Our youngsters should learn that a nation is a process. In the US, for example, the nation-building process involved slavery and genocides that extinguished dozens of tribal nations and tens of millions of native Americans. Yet US students proudly pledge their allegiance to the flag every morning despite the nation's history of domestic and foreign atrocities.
In comparison, the Chinese have every reason to be proud of their nation. Our youngsters should learn to empathise with their compatriots' endeavours and hopes in building a better Chinese nation.
Pierce Lam, Central
Commercial boats need ID system
I agree with Alex Lo ("This is not time to rush to judgment", October 4). We should not start the "blame game".
Neither should we rush to judgment on safety matters, like calls for mandatory wearing of lifejackets on our ferries.

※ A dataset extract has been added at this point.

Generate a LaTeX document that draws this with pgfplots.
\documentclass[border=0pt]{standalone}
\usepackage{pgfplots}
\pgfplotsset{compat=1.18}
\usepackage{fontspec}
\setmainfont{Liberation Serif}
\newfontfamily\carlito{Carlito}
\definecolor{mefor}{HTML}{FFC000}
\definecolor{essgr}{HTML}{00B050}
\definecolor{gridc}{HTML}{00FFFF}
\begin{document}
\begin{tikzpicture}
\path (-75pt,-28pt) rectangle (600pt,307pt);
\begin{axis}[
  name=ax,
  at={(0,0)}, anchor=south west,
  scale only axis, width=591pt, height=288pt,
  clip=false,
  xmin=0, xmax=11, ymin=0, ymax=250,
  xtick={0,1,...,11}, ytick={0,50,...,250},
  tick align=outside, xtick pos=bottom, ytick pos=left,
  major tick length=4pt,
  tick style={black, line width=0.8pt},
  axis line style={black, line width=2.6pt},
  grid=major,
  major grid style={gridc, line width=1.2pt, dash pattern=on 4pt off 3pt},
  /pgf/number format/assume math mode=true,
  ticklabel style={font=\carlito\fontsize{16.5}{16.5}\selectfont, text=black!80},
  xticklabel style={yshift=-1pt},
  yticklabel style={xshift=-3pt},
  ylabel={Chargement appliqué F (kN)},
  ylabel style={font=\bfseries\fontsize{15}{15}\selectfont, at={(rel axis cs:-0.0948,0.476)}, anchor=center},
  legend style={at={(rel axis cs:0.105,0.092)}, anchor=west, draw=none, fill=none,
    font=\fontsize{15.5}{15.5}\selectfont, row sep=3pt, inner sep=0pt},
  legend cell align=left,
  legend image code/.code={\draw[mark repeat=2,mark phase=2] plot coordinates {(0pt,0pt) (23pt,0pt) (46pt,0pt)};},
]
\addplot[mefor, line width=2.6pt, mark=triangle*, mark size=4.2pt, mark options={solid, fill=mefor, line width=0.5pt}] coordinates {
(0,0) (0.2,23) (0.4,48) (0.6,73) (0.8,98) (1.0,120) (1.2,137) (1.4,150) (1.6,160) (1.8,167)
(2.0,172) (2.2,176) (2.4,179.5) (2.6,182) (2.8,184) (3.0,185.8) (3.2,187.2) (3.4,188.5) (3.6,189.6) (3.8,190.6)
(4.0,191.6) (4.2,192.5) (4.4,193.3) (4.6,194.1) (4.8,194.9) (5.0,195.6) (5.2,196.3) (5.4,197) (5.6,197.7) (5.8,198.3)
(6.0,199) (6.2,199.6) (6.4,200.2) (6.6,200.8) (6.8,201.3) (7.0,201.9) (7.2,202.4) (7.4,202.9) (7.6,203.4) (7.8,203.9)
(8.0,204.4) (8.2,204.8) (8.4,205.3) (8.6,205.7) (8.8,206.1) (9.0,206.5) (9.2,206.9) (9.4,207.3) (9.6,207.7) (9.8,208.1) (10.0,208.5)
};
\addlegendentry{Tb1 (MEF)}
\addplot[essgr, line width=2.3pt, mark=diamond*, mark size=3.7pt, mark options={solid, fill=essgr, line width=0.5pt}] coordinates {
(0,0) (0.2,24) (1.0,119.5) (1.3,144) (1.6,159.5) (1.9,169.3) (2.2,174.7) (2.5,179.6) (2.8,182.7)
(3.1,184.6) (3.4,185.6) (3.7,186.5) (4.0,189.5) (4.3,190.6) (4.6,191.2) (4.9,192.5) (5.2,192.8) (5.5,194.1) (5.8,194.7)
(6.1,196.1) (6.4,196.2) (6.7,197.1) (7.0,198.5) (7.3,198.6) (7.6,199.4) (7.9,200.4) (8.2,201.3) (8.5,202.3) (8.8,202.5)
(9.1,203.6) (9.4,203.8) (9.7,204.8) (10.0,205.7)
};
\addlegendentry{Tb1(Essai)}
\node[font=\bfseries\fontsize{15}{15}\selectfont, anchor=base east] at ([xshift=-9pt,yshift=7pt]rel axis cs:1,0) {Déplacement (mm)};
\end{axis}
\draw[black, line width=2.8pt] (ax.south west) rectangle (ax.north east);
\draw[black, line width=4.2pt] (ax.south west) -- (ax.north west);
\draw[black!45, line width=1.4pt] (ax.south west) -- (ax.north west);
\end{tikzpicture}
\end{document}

There is, however, one item that jumps out at me from the reports on the tragedy. Only the Sea Smooth had an Automatic Identification System. Had the Lamma IV also had it, it would have indicated they were on a collision course. Moreover, it would have sounded an alarm if the vessels had continued on a collision course.
So one obvious recommendation might be that all vessels taking passengers for payment should be fitted with this system. Should operators object that it's too expensive, I would point out that even small yachts are required to have it if they race offshore. I have it on my yacht and found it invaluable.
The system is a great tool and one that I would recommend the government make mandatory for all commercial vessels, no matter what size.
Peter Forsythe, Discovery Bay
Let them eat mooncake, so give to charity
I refer to the report about the selling of luxurious mooncakes on the mainland ("Solid gold mooncakes whet the appetites of officials", September 27).
According to a survey by Green Power, local families threw away more than 2.51 million mooncakes last Mid-Autumn Festival. I was shocked. We should feel guilty about this tremendous waste.
I'd like to suggest that people donate leftover mooncakes to charity. Why shouldn't the poor celebrate this festival, too?
Wong Ming-yan, Tsuen Wan
Taiwan's long path to US visa waivers
I refer to the article by Christy Choi ("Upset over no US visa waiver", October 4). I'd like to echo Richard Vuylsteke's viewpoint that the Taiwanese government has worked closely with US government.
US approval of Taiwan's inclusion in the programme comes after a lengthy process. Taiwan obtained Visa Waiver Programme candidacy status in December after years of effort. It was not until the past few years that the island met several programme qualifications.
Taiwan had also adopted important measures to strengthen its security and immigration systems in accordance with US statutory requirements for membership in the waiver programme, including issuing e-passports and signed three agreements with US for closer co-operation in crime prevention.
Since President Ma Ying-jeou took office in May 2008, there has been a huge change in Taiwan's relations with the mainland and the rest of the world. Working from a basis of mutual trust, our government has now pursued cultural, economic and trade diplomacy. Part of the result is visa waivers. A total of 129 countries and territories now offer Taiwan visa-free travel, with the United States the latest addition.
Suzie Chen, Taipei Economic and Cultural Office
Means test part of a good proposal
I was shocked by some legislators' threat to veto the government's proposal to increase the fruit money to HK$2,200 if the means test is not scrapped. What are they thinking?
The government's proposal will also help elderly who are not eligible for, or do not want to apply for, Comprehensive Social Security Assistance and yet need additional help.
Sitting on a large reserve does not mean we should squander taxpayers' money.